她□□,把断手远远扔开,用纸巾压了压伤口。
她说:“决定好的事情,怎么能半途而废呢。”
然后她开始吃东西,什么热量高、蛋白质含量高就吃什么,一直吃到发撑才停下来。
此时已经六点多了,从身后窗户斜照进来的夕阳很弱了,在木质地板上形成块块橘红色的色块,一点都不温暖,还透着冷意。
林染感觉自己的身体也一点点冷了起来,头一阵阵发晕,眼前的事物仿佛在微微旋转,耳朵里嗡嗡的,心率一点点变快。
她把衣服裹在自己身上,蜷缩在角落,闭着眼睛,却坚持不让自己昏迷过去。
夜一点点深了,医院里的四台手术终于陆续结束,医生护士们满身疲惫,萧横河他们将从其他楼层收集来的食物给他们,一行人围在一起讲着病患的现状、医院的现状、每个人的打算、剩余可食用的食水。
七八个车祸幸存者,四个伤患,加上七八个医生护士,这群人此时就是个生存共同体,共同进退才能在医院里活下去,并且活着走出医院。
当然这医院里不止他们一个团体,楼上还有两三波人。他们有着共同的目标,却也互相提防着。
小会议后,大家打地铺的打地铺,睡椅子的睡椅子,睡手术床的睡手术床,大家都又困又累,很快入睡。
萧横河和冯兆在一个手术室里,一同在此的还有手术后尚未醒来的萧千峰和司机。
萧横河睁开眼睛从地上起来。冯兆警觉地醒来:“萧哥?”
冯兆就是那个暴脾气的壮实男人,他是萧千峰的专职保镖,却非常信服萧横河。
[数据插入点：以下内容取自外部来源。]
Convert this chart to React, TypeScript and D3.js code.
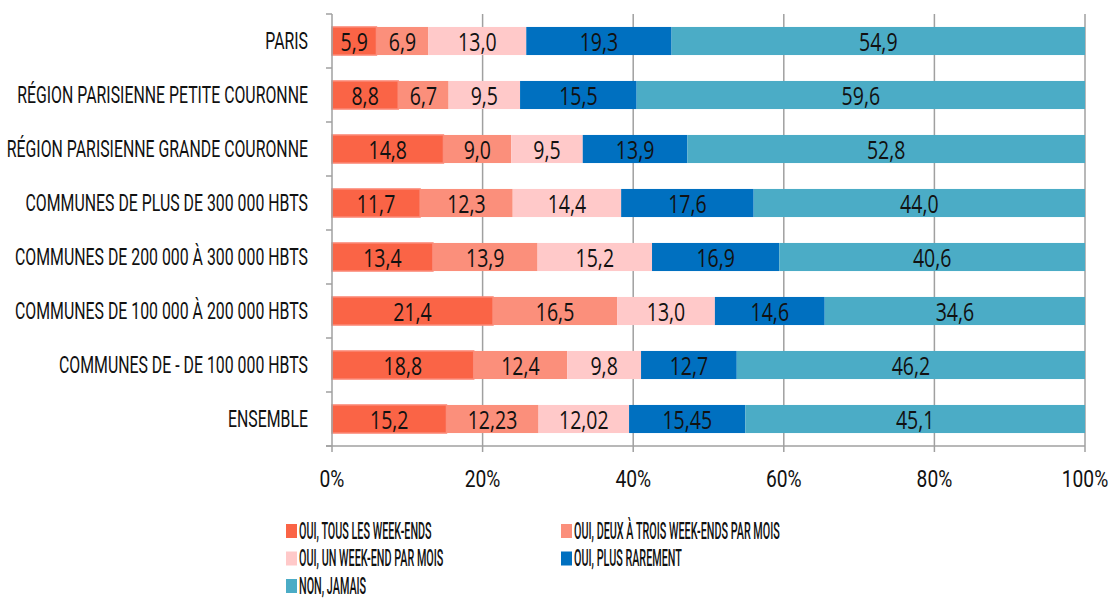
import React from 'react';
import * as d3 from 'd3';

const categories = [
  'PARIS',
  'RÉGION PARISIENNE PETITE COURONNE',
  'RÉGION PARISIENNE GRANDE COURONNE',
  'COMMUNES DE PLUS DE 300 000 HBTS',
  'COMMUNES DE 200 000 À 300 000 HBTS',
  'COMMUNES DE 100 000 À 200 000 HBTS',
  'COMMUNES DE - DE 100 000 HBTS',
  'ENSEMBLE',
];

const seriesNames = [
  'OUI, TOUS LES WEEK-ENDS',
  'OUI, DEUX À TROIS WEEK-ENDS PAR MOIS',
  'OUI, UN WEEK-END PAR MOIS',
  'OUI, PLUS RAREMENT',
  'NON, JAMAIS',
];

// displayed labels (as in the source)
const tousLesWE = ['5,9', '8,8', '14,8', '11,7', '13,4', '21,4', '18,8', '15,2'];
const deuxTroisWE = ['6,9', '6,7', '9,0', '12,3', '13,9', '16,5', '12,4', '12,23'];
const unWE = ['13,0', '9,5', '9,5', '14,4', '15,2', '13,0', '9,8', '12,02'];
const plusRarement = ['19,3', '15,5', '13,9', '17,6', '16,9', '14,6', '12,7', '15,45'];
const jamais = ['54,9', '59,6', '52,8', '44,0', '40,6', '34,6', '46,2', '45,1'];

const seriesLabels = [tousLesWE, deuxTroisWE, unWE, plusRarement, jamais];
const colors = ['#fa6446', '#fb8f7b', '#ffc9c9', '#0070c0', '#4bacc6'];
const xTicks = [0, 20, 40, 60, 80, 100];

const toNum = (s: string) => parseFloat(s.replace(',', '.'));

const W = 1110;
const H = 601;
const left = 332;
const right = 1085;
const top = 14;
const bottom = 446;

const labelFont = 'Roboto, "DejaVu Sans", sans-serif';
const valueFont = '"Open Sans", "Noto Sans", sans-serif';

function Narrow({ x, y, anchor, size, sx, children, weight = 400, font = labelFont }: any) {
  return (
    <text
      transform={`translate(${x},${y}) scale(${sx},1)`}
      textAnchor={anchor}
      dominantBaseline="central"
      fontFamily={font}
      fontSize={size}
      fontWeight={weight}
      fill="#111"
    >
      {children}
    </text>
  );
}

export default function App() {
  const x = d3.scaleLinear().domain([0, 100]).range([left, right]);
  const y = d3.scaleBand<string>().domain(categories).range([top, bottom]).paddingInner(0.48).paddingOuter(0.24);

  const rows = categories.map((c, i) => {
    const vals = seriesLabels.map((s) => toNum(s[i]));
    const total = d3.sum(vals);
    let acc = 0;
    return vals.map((v, k) => {
      const x0 = (acc / total) * 100;
      acc += v;
      const x1 = (acc / total) * 100;
      return { cat: c, k, x0, x1, label: seriesLabels[k][i] };
    });
  });

  const step = y.step();
  const boundaries = d3.range(categories.length + 1).map((i) => top + i * step);

  return (
    <svg width={W} height={H} style={{ position: 'absolute', left: 0, top: 0, background: '#fff' }}>
      {/* grid */}
      {xTicks.slice(1).map((t) => (
        <line key={t} x1={x(t)} x2={x(t)} y1={top} y2={bottom} stroke="#a0a0a0" strokeWidth={1.5} />
      ))}
      {/* bars */}
      {rows.map((segs) =>
        segs.map((s) => (
          <rect
            key={s.cat + s.k}
            x={x(s.x0)}
            y={y(s.cat)!}
            width={x(s.x1) - x(s.x0)}
            height={y.bandwidth()}
            fill={colors[s.k]}
            stroke={s.k === 0 ? '#fb8a78' : 'none'}
            strokeWidth={s.k === 0 ? 1.5 : 0}
          />
        ))
      )}
      {/* value labels */}
      {rows.map((segs) =>
        segs.map((s) => (
          <Narrow
            key={'l' + s.cat + s.k}
            x={(x(s.x0) + x(s.x1)) / 2}
            y={y(s.cat)! + y.bandwidth() / 2 + 1}
            anchor="middle"
            size={25}
            sx={0.78}
            font={valueFont}
          >
            {s.label}
          </Narrow>
        ))
      )}
      {/* axes */}
      <line x1={left} x2={left} y1={top} y2={bottom} stroke="#a0a0a0" strokeWidth={1.5} />
      <line x1={left - 6} x2={right} y1={bottom} y2={bottom} stroke="#a0a0a0" strokeWidth={1.5} />
      {boundaries.map((b, i) => (
        <line key={'yt' + i} x1={left - 6} x2={left} y1={b} y2={b} stroke="#a0a0a0" strokeWidth={1.5} />
      ))}
      {xTicks.map((t) => (
        <line key={'xt' + t} x1={x(t)} x2={x(t)} y1={bottom} y2={bottom + 6} stroke="#a0a0a0" strokeWidth={1.5} />
      ))}
      {xTicks.map((t) => (
        <Narrow key={'xl' + t} x={x(t)} y={479} anchor="middle" size={24} sx={0.8}>
          {t + '%'}
        </Narrow>
      ))}
      {categories.map((c) => (
        <Narrow key={'c' + c} x={308} y={y(c)! + y.bandwidth() / 2} anchor="end" size={23} sx={0.69}>
          {c}
        </Narrow>
      ))}
      {/* legend */}
      {seriesNames.map((n, i) => {
        const col = i % 2;
        const row = Math.floor(i / 2);
        const lx = col === 0 ? 286 : 561;
        const ly = 531 + row * 27.5;
        return (
          <g key={'lg' + i}>
            <rect x={lx} y={ly - 7} width={11} height={14} fill={colors[i]} />
            <Narrow x={lx + 13} y={ly} anchor="start" size={24} sx={0.45} weight={500}>
              {n}
            </Narrow>
          </g>
        );
      })}
    </svg>
  );
}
萧横河示意他继续睡,他看了看萧千峰和司机的情况,生命体征都稳定着,萧千峰最后一瓶点滴也打完了。
他把针拔了,扔进垃圾桶里,走出手术室,悄然来到三楼,这里的满地尸体都已经被处理掉了,所以整个三楼颇清爽。
萧横河打开一间病房的灯,病床上躺着一个三十来岁的男人,如果林染在此,可能会认出这是白天被土系丧尸咬伤的人。
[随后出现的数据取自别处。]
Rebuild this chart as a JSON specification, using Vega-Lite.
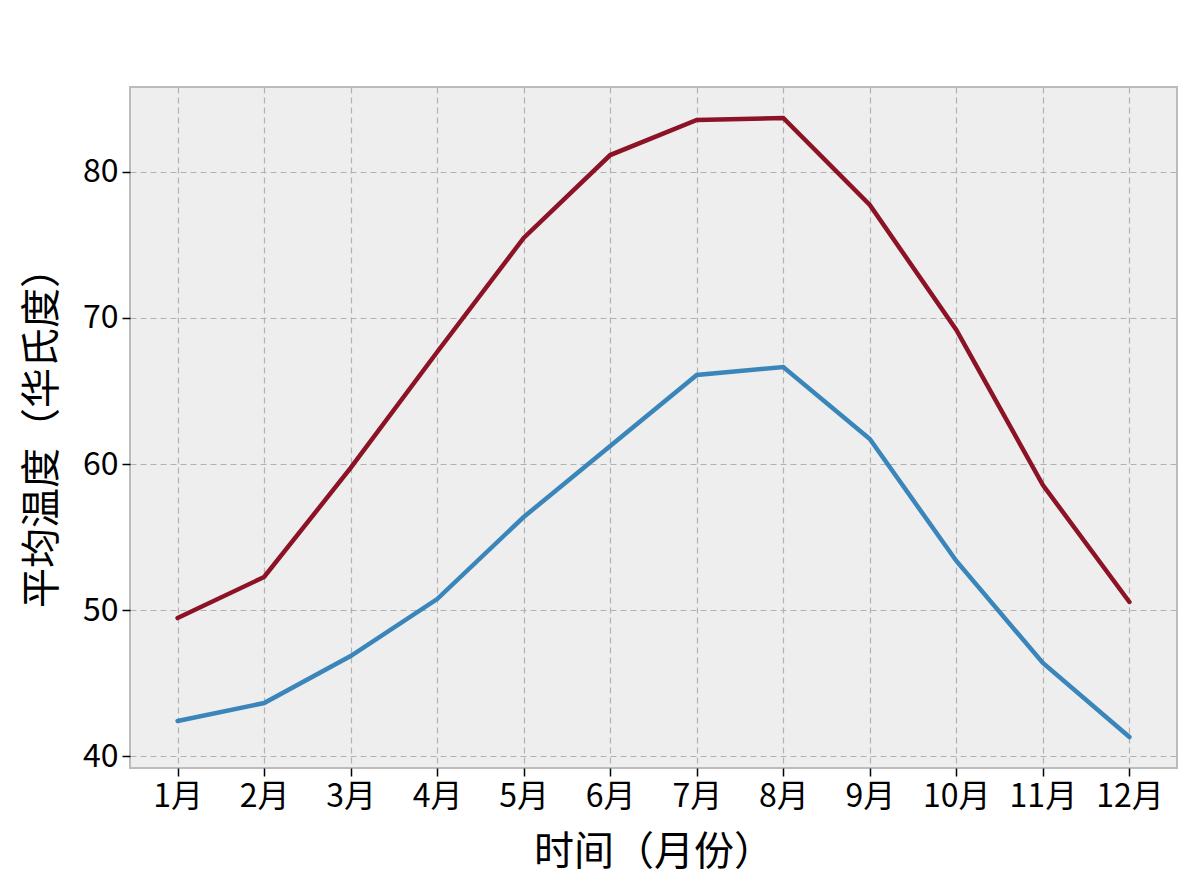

此时他昏迷在床上,汗水把被褥浸透了,整个人很不安稳甚至很痛苦的样子。但他肩膀上三道深可见骨的抓痕却没有恶化的表现。
这就是在觉醒吗?
所以那人此刻是不是也正在承受这种痛苦?
萧横河去护士台配药间,配了一瓶葡萄糖生理盐水,给这人挂上,然后打开隔壁被他锁着的病房。床上,用布条死死绑着一个不停挣扎的人形,正是那土系丧尸,虽然嘴里塞着布团,但依旧不断哼叫。
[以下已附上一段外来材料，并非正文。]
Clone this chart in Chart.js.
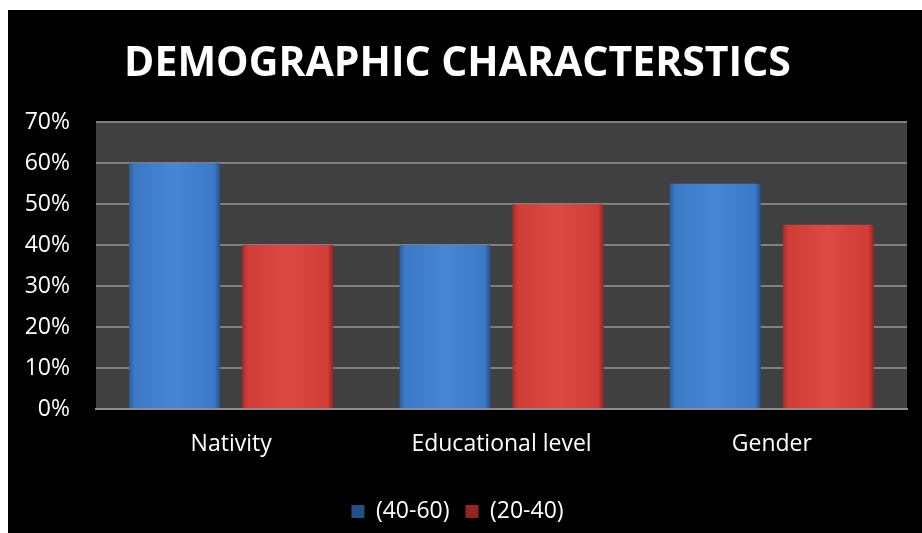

它此刻不像下午那样浑身淌泥浆了,而是身上会时不时冒出一些比较干燥的泥土。忽然窗外楼下传来古怪的咯吱咯吱声,萧横河警惕地来到窗边,手电筒往下照。
一只断了一条手臂的丧尸正蹲在草坪上啃着一个什么东西,被光照到猛地抬头,一张丑陋若鬼的面庞在手电灯光下,像从惊悚片里爬出来的。紧接着它撇下手里的东西撒腿就跑,跟只猴子似地翻出了围墙。
萧横河拧起眉,这丧尸未免太灵活。他又照了照被它留下的东西,没有贸然下去,而是等天亮了,才下楼去看。
昨天他将医院里乱晃的丧尸全部杀死,并将三楼的尸体也都弄下来,在草坪里挖了个坑给埋了,但因为当时临近夜晚,人手有限,只埋了一部分,还有一部分就暂且堆着。而此时,堆着的这堆被翻乱了,好几具尸体的头被啃破了,边上还滚着一个脑袋,正是昨晚那丧尸逃跑前扔掉的。